Experts discuss recovery of cultural relics from abroad
Scholars of museums and legal studies gathered at Shanghai University on Monday and Tuesday to discuss the introduction of more progressive measures and innovative operations that would facilitate the return of illegally acquired cultural objects to their original communities.
The symposium, Museums, Decolonization and Restitution: A Global Conversation, was hosted by the International Council of Museums and Shanghai University.
Illegal trade in cultural heritage is still the third-largest illegal trade after drugs and arms smuggling in the world, according to UNESCO.
Duan Yong, vice-chancellor of Shanghai University, says there are around 15 million Chinese objects overseas, 10 percent of which were acquired illegally, mainly during the late 1800s and early 1900s.
"From 1949 to 2019, China successfully facilitated the return of more than 300 batches of cultural relics, or 150,000 pieces, through various means," he says.
In the past decade, the international museum community has witnessed a public willingness to return illegally acquired objects to their original communities, he adds.
Wang Yunxia, a professor at Renmin University of China, says international agreements and "soft laws "have provided a solid legal basis for the recovery of art that was looted during World War II.
She says the "same measures and principles can be adopted and could play an important role in the recovery of cultural relics acquired from colonial areas through unjust means". She adds that legislation pertaining to the retrieval of objects lost in the past are still inadequate.

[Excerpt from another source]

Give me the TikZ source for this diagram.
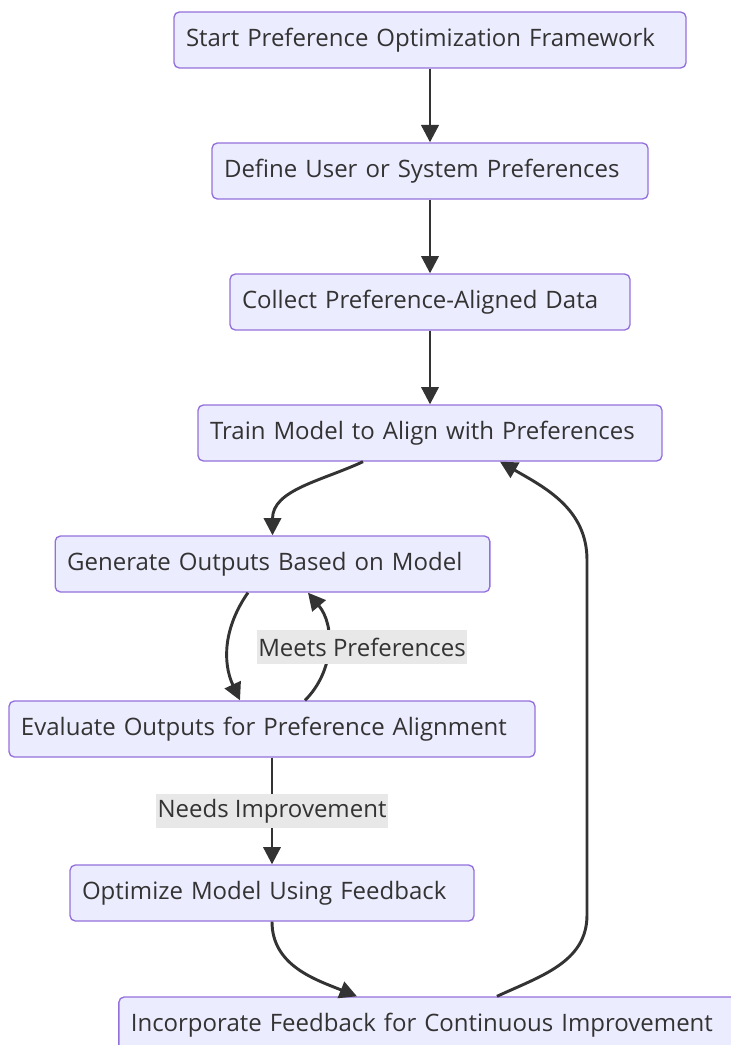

"Scholars have suggested adding new items to the amendment to claim China's legal right to overseas objects that were taken from the country illegally in the past."
Laura Evans, an associate professor at University of North Texas in the United States, says returning cultural objects to the source community is not necessarily a loss on the part of a museum. "What the museum might have lost in the original object, they've gained in a far more worthwhile relationship for a museum in the 21st century," Evans says.